My Chemical Romance to play Frances Bean Cobain’s sweet sixteen?

Courtney Love with Frances Bean Cobain Gerard Way of My Chemical Romance Billy Corgan and Courtney Love

It looks like Frances Bean Cobain is going to have a pretty amazing Sweet Sixteen party which will feature My Chemical Romance.

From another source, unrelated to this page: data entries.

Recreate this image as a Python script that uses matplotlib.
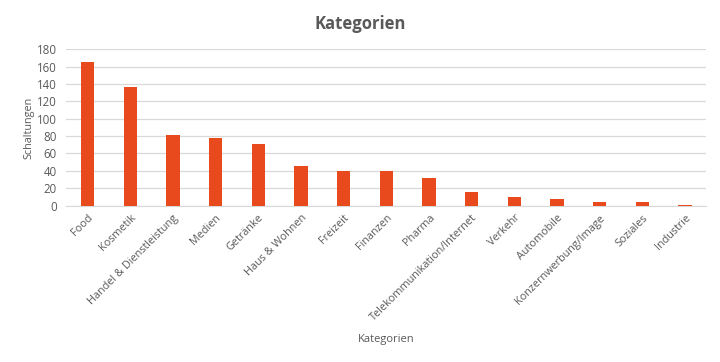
import matplotlib.pyplot as plt

# Data
categories = ["Food", "Kosmetik", "Handel & Dienstleistung", "Medien", "Getränke",
              "Haus & Wohnen", "Freizeit", "Finanzen", "Pharma",
              "Telekommunikation/Internet", "Verkehr", "Automobile",
              "Konzernwerbung/Image", "Soziales", "Industrie"]
schaltungen = [165, 136, 81, 78, 71, 46, 40, 40, 32, 16, 10, 8, 4, 4, 1]
yticks = list(range(0, 181, 20))

plt.rcParams["font.family"] = ["Open Sans", "DejaVu Sans"]
text_color = "#595959"

fig = plt.figure(figsize=(7.2, 3.62), dpi=100)
ax = fig.add_axes([0.092, 0.432, 0.889, 0.432])

x = range(len(categories))
ax.bar(x, schaltungen, width=0.31, color="#E84A1E", zorder=3)

ax.set_ylim(0, 180)
ax.set_xlim(-0.5, len(categories) - 0.5)
ax.set_yticks(yticks)
ax.set_xticks(list(x))
ax.set_xticklabels(categories, rotation=45, ha="right", rotation_mode="anchor",
                   fontsize=7.8, color=text_color)
ax.tick_params(axis="y", labelsize=8.3, colors=text_color, length=0, pad=7)
ax.tick_params(axis="x", length=0, pad=5)
ax.grid(axis="y", color="#D9D9D9", linewidth=0.9, zorder=0)
for side in ["top", "right", "left"]:
    ax.spines[side].set_visible(False)
ax.spines["bottom"].set_color("#D9D9D9")

ax.set_ylabel("Schaltungen", fontsize=7.8, color=text_color, labelpad=1.5)
fig.text(0.536, 0.055, "Kategorien", ha="center", fontsize=8, color=text_color)
fig.text(0.5, 0.935, "Kategorien", ha="center", va="center",
         fontsize=12, fontweight="bold", color=text_color)

fig.savefig("out.png", dpi=100, facecolor="white")
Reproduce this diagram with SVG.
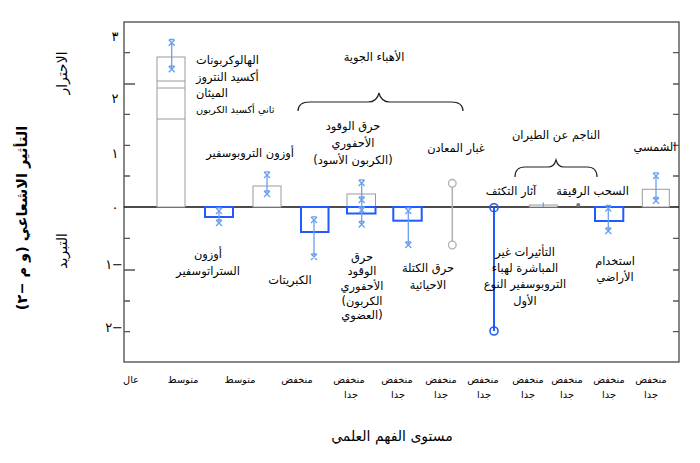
<svg xmlns="http://www.w3.org/2000/svg" xmlns:xlink="http://www.w3.org/1999/xlink" width="700" height="463" viewBox="0 0 700 463">
<style>
text{font-family:"DejaVu Sans","Noto Sans",sans-serif;fill:#000;text-anchor:middle}
.l{font-size:11.4px}
.s{font-size:9.8px}
.t{font-size:13px}
.g{fill:#fff;stroke:#9a9a9a;stroke-width:1}
.b{fill:none;stroke:#1f5bff;stroke-width:2}
.e{stroke:#6a9ff0;stroke-width:1.3;fill:none}
.tk{stroke:#555;stroke-width:1.3}
.br{fill:none;stroke:#222;stroke-width:1.2}
</style>
<defs>
<path id="xm" d="M-3,-3L3,3M-3,3L3,-3M-2.5,-3.2H2.5" class="e"/>
</defs>
<rect width="700" height="463" fill="#fff"/>
<g id="axes">
<rect x="124" y="22" width="555" height="340" fill="none" stroke="#555" stroke-width="1.4"/>
<path class="tk" d="M124,52.7h6M124,84h11M124,114.3h6M124,145.3h6M124,176h6M124,238.3h6M124,270h11M124,301h6M124,331.7h6"/>
<path class="tk" d="M679,52.7h-6M679,84h-6M679,114.3h-6M679,145.3h-6M679,176h-6M679,238.3h-6M679,270h-6M679,301h-6M679,331.7h-6"/>
<line x1="124" y1="207" x2="679" y2="207" stroke="#111" stroke-width="1.3"/>
<g class="t">
<text x="115" y="41">٣</text>
<text x="115" y="103">٢</text>
<text x="115" y="158">١</text>
<text x="115" y="212">٠</text>
<text x="123" y="269" style="text-anchor:end;unicode-bidi:bidi-override;direction:ltr">١−</text>
<text x="123" y="332" style="text-anchor:end;unicode-bidi:bidi-override;direction:ltr">٢−</text>
</g>
<text transform="translate(62,73) rotate(-90)" y="5" style="font-size:14px">الاحترار</text>
<text transform="translate(62,251) rotate(-90)" y="5" style="font-size:14px">التبريد</text>
<text transform="translate(22,218) rotate(-90)" y="5" style="font-size:14.5px;font-weight:bold" direction="rtl">التأثير الاشعاعي (و م −٢)</text>
<text x="392" y="441" style="font-size:14px">مستوى الفهم العلمي</text>
</g>
<g id="ghg">
<rect class="g" x="157" y="57" width="28" height="150"/>
<path class="g" d="M157,81H185M157,88H185M157,119H185"/>
<line class="e" x1="171.7" y1="42.7" x2="171.7" y2="69.3"/>
<use xlink:href="#xm" x="171.7" y="42.7"/><use xlink:href="#xm" x="171.7" y="69.3"/>
<g class="l">
<text x="196" y="64" style="text-anchor:start">الهالوكربونات</text>
<text x="196" y="81" style="text-anchor:start">أكسيد النتروز</text>
<text x="196" y="97" style="text-anchor:start">الميثان</text>
<text x="196" y="113" style="text-anchor:start;font-size:9.8px">ثاني أكسيد الكربون</text>
</g>
</g>
<g id="strat-ozone">
<rect class="b" x="205" y="207" width="28" height="10"/>
<line class="e" x1="219" y1="211" x2="219" y2="223"/>
<use xlink:href="#xm" x="219" y="211"/><use xlink:href="#xm" x="219" y="223"/>
<text class="l" x="208" y="258">أوزون</text>
<text class="l" x="208" y="275">الستراتوسفير</text>
</g>
<g id="trop-ozone">
<rect class="g" x="253" y="186" width="28" height="21"/>
<line class="e" x1="267" y1="175" x2="267" y2="194"/>
<use xlink:href="#xm" x="267" y="175"/><use xlink:href="#xm" x="267" y="194"/>
<text class="l" x="250" y="157">أوزون التروبوسفير</text>
</g>
<g id="sulphate">
<rect class="b" x="301" y="207" width="27.5" height="25"/>
<line class="e" x1="314" y1="220" x2="314" y2="257"/>
<use xlink:href="#xm" x="314" y="220"/><use xlink:href="#xm" x="314" y="257"/>
<text class="l" x="290" y="284">الكبريتات</text>
</g>
<g id="fossil-bc">
<rect class="g" x="347" y="194" width="28.5" height="13"/>
<text class="l" x="353" y="130">حرق الوقود</text>
<text class="l" x="353" y="147">الأحفوري</text>
<text class="l" x="353" y="164">(الكربون الأسود)</text>
</g>
<g id="fossil-oc">
<rect class="b" x="347" y="207" width="28.5" height="6.5"/>
<line class="e" x1="361.7" y1="183" x2="361.7" y2="224.5"/>
<use xlink:href="#xm" x="361.7" y="183"/><use xlink:href="#xm" x="361.7" y="200"/><use xlink:href="#xm" x="361.7" y="210"/><use xlink:href="#xm" x="361.7" y="224.5"/>
<text class="l" x="362" y="261">حرق</text>
<text class="l" x="362" y="275">الوقود</text>
<text class="l" x="362" y="290">الأحفوري</text>
<text class="l" x="362" y="305">(الكربون</text>
<text class="l" x="362" y="319">العضوي)</text>
</g>
<g id="biomass">
<rect class="b" x="393.3" y="207" width="28.4" height="13.7"/>
<line class="e" x1="408.3" y1="211" x2="408.3" y2="245"/>
<use xlink:href="#xm" x="408.3" y="211"/><use xlink:href="#xm" x="408.3" y="245"/>
<text class="l" x="428" y="272">حرق الكتلة</text>
<text class="l" x="428" y="289">الاحيائية</text>
</g>
<g id="mineral-dust">
<line x1="452.3" y1="183.3" x2="452.3" y2="245" stroke="#b0b0b0" stroke-width="1.5"/>
<circle cx="452.3" cy="183.3" r="3.8" fill="#fff" stroke="#b0b0b0" stroke-width="1.3"/>
<circle cx="452.3" cy="245" r="3.8" fill="#fff" stroke="#b0b0b0" stroke-width="1.3"/>
<text class="l" x="456" y="152">غبار المعادن</text>
</g>
<g id="aerosol-indirect">
<line x1="494" y1="207.7" x2="494" y2="331" stroke="#1f5bff" stroke-width="2"/>
<circle cx="494" cy="207.7" r="4" fill="none" stroke="#1f5bff" stroke-width="1.6"/>
<circle cx="494" cy="331" r="4" fill="none" stroke="#1f5bff" stroke-width="1.6"/>
<text class="l" x="525" y="256">التأثيرات غير</text>
<text class="l" x="525" y="272">المباشرة لهباء</text>
<text class="l" x="525" y="288">التروبوسفير النوع</text>
<text class="l" x="525" y="305">الأول</text>
</g>
<g id="contrails">
<rect class="g" x="529.3" y="205" width="28" height="2"/>
<line class="e" x1="543.3" y1="202.5" x2="543.3" y2="207"/>
<text class="l" x="511" y="195">آثار التكثف</text>
</g>
<g id="cirrus">
<circle cx="578.3" cy="205" r="2" fill="#777"/>
<text class="l" x="592.5" y="195">السحب الرقيقة</text>
</g>
<g id="land-use">
<rect class="b" x="595" y="207" width="28.3" height="14"/>
<line class="e" x1="608.3" y1="208.5" x2="608.3" y2="231"/>
<use xlink:href="#xm" x="608.3" y="208.5"/><use xlink:href="#xm" x="608.3" y="231"/>
<text class="l" x="615" y="265">استخدام</text>
<text class="l" x="615" y="281">الأراضي</text>
</g>
<g id="solar">
<rect class="g" x="642.3" y="189.3" width="27" height="17.7"/>
<line class="e" x1="656" y1="176" x2="656" y2="200.7"/>
<use xlink:href="#xm" x="656" y="176"/><use xlink:href="#xm" x="656" y="200.7"/>
<text class="l" x="655" y="151">الشمسي</text>
</g>
<g id="connectors">
<path class="br" d="M298,111Q298,102 310,102H368Q377,102 379,93Q381,102 390,102H451Q463,102 463,111"/>
<path class="br" d="M515,177Q515,167 525,167H548Q554,167 556,160Q558,167 564,167H587Q597,167 597,177"/>
<text class="l" x="374" y="61">الأهباء الجوية</text>
<text class="l" x="556" y="139">الناجم عن الطيران</text>
</g>
<g id="x-categories" class="s">
<text x="131" y="383">عال</text>
<text x="183" y="383">متوسط</text>
<text x="240" y="383">متوسط</text>
<text x="297" y="383">منخفض</text>
<text x="349" y="383">منخفض</text><text x="351" y="398">جدا</text>
<text x="397" y="383">منخفض</text><text x="398" y="398">جدا</text>
<text x="441" y="383">منخفض</text><text x="441" y="398">جدا</text>
<text x="483" y="383">منخفض</text><text x="484" y="398">جدا</text>
<text x="528" y="383">منخفض</text><text x="528" y="398">جدا</text>
<text x="567" y="383">منخفض</text><text x="567" y="398">جدا</text>
<text x="609" y="383">منخفض</text><text x="609" y="398">جدا</text>
<text x="651" y="383">منخفض</text><text x="651" y="398">جدا</text>
</g>
</svg>
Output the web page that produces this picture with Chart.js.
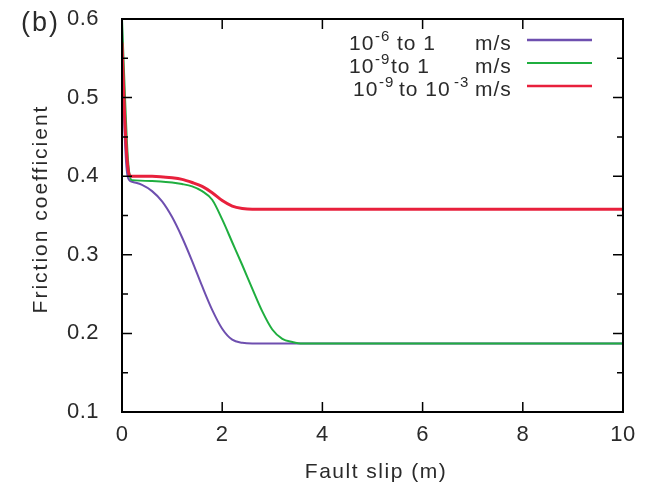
<!DOCTYPE html>
<html>
<head>
<meta charset="utf-8">
<script src="https://cdn.jsdelivr.net/npm/chart.js@4/dist/chart.umd.min.js"></script>
<style>
html,body{margin:0;padding:0;background:#fff;}
#wrap{width:652px;height:486px;position:relative;}
</style>
</head>
<body>
<div id="wrap"><canvas id="c" width="652" height="486"></canvas></div>
<script>
// ---- data ----
const purpleX = [0, 0.03, 0.07, 0.12, 0.2, 0.4, 0.6, 0.8, 1.0, 1.2, 1.4, 1.6, 1.8, 2.0, 2.2, 2.4, 2.6, 3, 4, 6, 8, 10];
const purpleY = [0.59, 0.50, 0.43, 0.398, 0.393, 0.389, 0.381, 0.368, 0.348, 0.322, 0.292, 0.260, 0.230, 0.206, 0.192, 0.188, 0.187, 0.187, 0.187, 0.187, 0.187, 0.187];

const greenX = [0, 0.06, 0.12, 0.2, 0.6, 1.0, 1.2, 1.4, 1.6, 1.8, 2.0, 2.2, 2.4, 2.6, 2.8, 3.0, 3.2, 3.4, 3.6, 4, 6, 8, 10];
const greenY = [0.60, 0.50, 0.42, 0.395, 0.394, 0.392, 0.390, 0.387, 0.381, 0.370, 0.345, 0.316, 0.287, 0.257, 0.228, 0.205, 0.193, 0.189, 0.187, 0.187, 0.187, 0.187, 0.187];

const redX = [0, 0.05, 0.11, 0.18, 0.6, 1.0, 1.2, 1.4, 1.6, 1.8, 2.0, 2.2, 2.4, 2.6, 4, 6, 8, 10];
const redY = [0.57, 0.48, 0.415, 0.40, 0.40, 0.398, 0.396, 0.392, 0.387, 0.379, 0.369, 0.362, 0.359, 0.358, 0.358, 0.358, 0.358, 0.358];

const xTicks = [0, 2, 4, 6, 8, 10];
const yTicks = [0.1, 0.2, 0.3, 0.4, 0.5, 0.6];
const yMinorTicks = [0.15, 0.25, 0.35, 0.45, 0.55];

const seriesColors = ["#6e4faf", "#1fae3f", "#e8203c"];
// legend rows: text pieces, "sup" marks a superscript
const legendRows = [
  [["10", "", 349], ["-6", "sup", 375], ["to 1", "", 397]],
  [["10", "", 349], ["-9", "sup", 375], ["to 1", "", 391]],
  [["10", "", 353], ["-9", "sup", 379], ["to 10", "", 399], ["-3", "sup", 454]]
];
const legendUnit = "m/s";
const panelLabel = "(b)";
const xTitle = "Fault slip (m)";
const yTitle = "Friction coefficient";

const toXY = (xs, ys) => xs.map((x, i) => ({x: x, y: ys[i]}));

const FONT = "'Liberation Sans', Arial, sans-serif";
const TXT = "#2a2a2a";

const spacing = {
  id: 'spacing',
  beforeUpdate(chart) { chart.ctx.letterSpacing = '0.5px'; },
  beforeDraw(chart) { chart.ctx.letterSpacing = '0.5px'; }
};

const decor = {
  id: 'decor',
  afterDraw(chart) {
    const ctx = chart.ctx;
    const a = chart.chartArea;
    const xs = chart.scales.x, ys = chart.scales.y;
    ctx.save();
    // frame
    ctx.strokeStyle = "#000";
    ctx.lineWidth = 2;
    ctx.strokeRect(a.left, a.top, a.right - a.left, a.bottom - a.top);
    // inward ticks
    ctx.lineWidth = 1.5;
    ctx.beginPath();
    xTicks.forEach(v => {
      if (v === xTicks[0] || v === xTicks[xTicks.length-1]) return;
      const p = xs.getPixelForValue(v);
      ctx.moveTo(p, a.bottom); ctx.lineTo(p, a.bottom - 10);
      ctx.moveTo(p, a.top); ctx.lineTo(p, a.top + 10);
    });
    yTicks.forEach(v => {
      const p = ys.getPixelForValue(v);
      ctx.moveTo(a.left, p); ctx.lineTo(a.left + 10, p);
      ctx.moveTo(a.right, p); ctx.lineTo(a.right - 10, p);
    });
    yMinorTicks.forEach(v => {
      const p = ys.getPixelForValue(v);
      ctx.moveTo(a.left, p); ctx.lineTo(a.left + 6, p);
      ctx.moveTo(a.right, p); ctx.lineTo(a.right - 6, p);
    });
    ctx.stroke();

    ctx.fillStyle = TXT;
    ctx.textBaseline = "alphabetic";

    // panel label
    ctx.letterSpacing = "2px";
    ctx.font = "27px " + FONT;
    ctx.textAlign = "left";
    ctx.fillText(panelLabel, 21, 31);

    // axis titles
    ctx.font = "21px " + FONT;
    ctx.letterSpacing = "1.5px";
    ctx.textAlign = "center";
    ctx.fillText(xTitle, 376, 478);
    ctx.save();
    ctx.translate(46.5, 209);
    ctx.rotate(-Math.PI / 2);
    ctx.letterSpacing = "2px";
    ctx.fillText(yTitle, 0, 0);
    ctx.restore();

    // legend
    const rowsBase = [49.5, 72.5, 95.5];
    const linesY = [40, 63, 86];
    const datasets = chart.data.datasets;
    ctx.letterSpacing = "1px";
    legendRows.forEach((row, i) => {
      const b = rowsBase[i];
      ctx.textAlign = "left";
      row.forEach(([t, kind, x]) => {
        if (kind === "sup") {
          ctx.font = "15px " + FONT;
          ctx.fillText(t, x, b - 9);
        } else {
          ctx.font = "21px " + FONT;
          ctx.fillText(t, x, b);
        }
      });
      ctx.font = "21px " + FONT;
      ctx.fillText(legendUnit, 475, b);
      ctx.strokeStyle = datasets[i].borderColor;
      ctx.lineWidth = i === 1 ? 2 : 2.5;
      ctx.beginPath();
      ctx.moveTo(527, linesY[i]); ctx.lineTo(592, linesY[i]);
      ctx.stroke();
    });
    ctx.restore();
  }
};

new Chart(document.getElementById('c'), {
  type: 'scatter',
  data: {
    datasets: [
      {data: toXY(purpleX, purpleY), borderColor: seriesColors[0], borderWidth: 2, showLine: true, pointRadius: 0, cubicInterpolationMode: 'monotone', order: 2},
      {data: toXY(greenX, greenY), borderColor: seriesColors[1], borderWidth: 2, showLine: true, pointRadius: 0, cubicInterpolationMode: 'monotone', order: 1},
      {data: toXY(redX, redY), borderColor: seriesColors[2], borderWidth: 3, showLine: true, pointRadius: 0, cubicInterpolationMode: 'monotone', order: 0}
    ]
  },
  options: {
    responsive: false,
    animation: false,
    events: [],
    layout: {padding: {top: 19, right: 29, left: 0, bottom: 0}},
    plugins: {legend: {display: false}, tooltip: {enabled: false}},
    scales: {
      x: {
        type: 'linear', min: 0, max: 10,
        afterBuildTicks: s => { s.ticks = xTicks.map(v => ({value: v})); },
        afterFit: s => { s.height = 74; },
        grid: {display: false, drawTicks: false},
        border: {display: false},
        ticks: {color: TXT, font: {family: FONT, size: 22}, padding: 10, maxRotation: 0, callback: v => String(v)},
        title: {display: false}
      },
      y: {
        type: 'linear', min: 0.1, max: 0.6,
        afterBuildTicks: s => { s.ticks = yTicks.map(v => ({value: v})); },
        afterFit: s => { s.width = 122; },
        grid: {display: true, drawOnChartArea: false, drawTicks: true, tickLength: 23, color: 'rgba(0,0,0,0)'},
        border: {display: false},
        ticks: {color: TXT, font: {family: FONT, size: 22}, padding: 0, callback: v => v.toFixed(1)},
        title: {display: false}
      }
    }
  },
  plugins: [spacing, decor]
});
</script>
</body>
</html>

Courtney Love was pissed off at Billy Corgan and decided to take to the internet to address it (never a good idea) when she wrote this angry post:

corgan
im at work and too tired to find you or geta number you havent sent me out of whatever misguided shame thing your going through thats a private comnversation however YOU DO NOT MAKE CHILDREN CRY.
GEARRD WAY WHO WOULD DO IT IN FIVE SECONDS AND HAS EVEN ASKED AND BEGGED EVEN FOR HIS BANDMATE TO NOT HAVE HIS HONEY MOON THAT TIME MADE SURE TO PROMISE TO BE THERE A SWEET SIXTEEN IS A BIG EVENT I THINK SHE L;OOKED UPON YOU AS FAMILY , I KNOW SHE DID AS TRUSTWORTHY AND WISE AND YOU CANT LAY THAT BIG MAN SHIT ON A CHIDL OF 9 AND OF FORTY -MY CHLILD SOBBING DUE TO YOU IS UNACCEPTABLE, I HATE STATIBNG THIS ON SOME RANDOM PUBLIC FORUM BUT THE LINE IS THE KID MAN, THE LINE IS THE KID, AND SHE DOESNT GET TO SHED TEARS OVER YOU, HER FAMILY ALREADY HAS DONE THAT DO FROPM NOW ON AND TRUST ME SHE WONT EVER CALL YOU AGAIN, YOU CAN SPEAK TO ME IF SPEAKMING TO MY FAMILY AND ILL PASS IT ON. WICH WONT HAPPEN EITHER DUE TO THIS ABSURD SHAME YOUR HAVING I WAS AND WONT EVER SAY ANYTHING OF NEGETAIVE CONTENT PUBLIICALLY ABOUT YOU – BUT YOU MAKE MY 14 YEAR OLD CHILD SOB ON PURPOSE, THATS ENOUGH OF YOU,.
YOUYR THE LAST MAN ON THE ISLAND YET YOU DOBNT UNDERSTAND HOW COME THEYRE ALL SO ALIENATING.
HUBRIS MY DEAR HUBRIS ON A LEVEL IVE NEVER KNOWN THE FRENZY OF RENOWN YOU MISS SO TERRIBLY JUST ADMIT IT ACCEPT IT AND LET IT GO IN THEMEANTIME DONT MAKE MY KID OR ANYONES KID CRY AGAIN I THINK MY CHEM ARE DOI NG IT ANYWAY FRANCES BEANS SWEET SISXTEENS IS BLOODY IMPORTANT TO HER AND TO ME.
COURT

I just like the idea that Gerard et al. are upstanding young men who don’t want to make a little girl cry… or at least that’s the way Courtney paints it. I told you MCR were super heroes.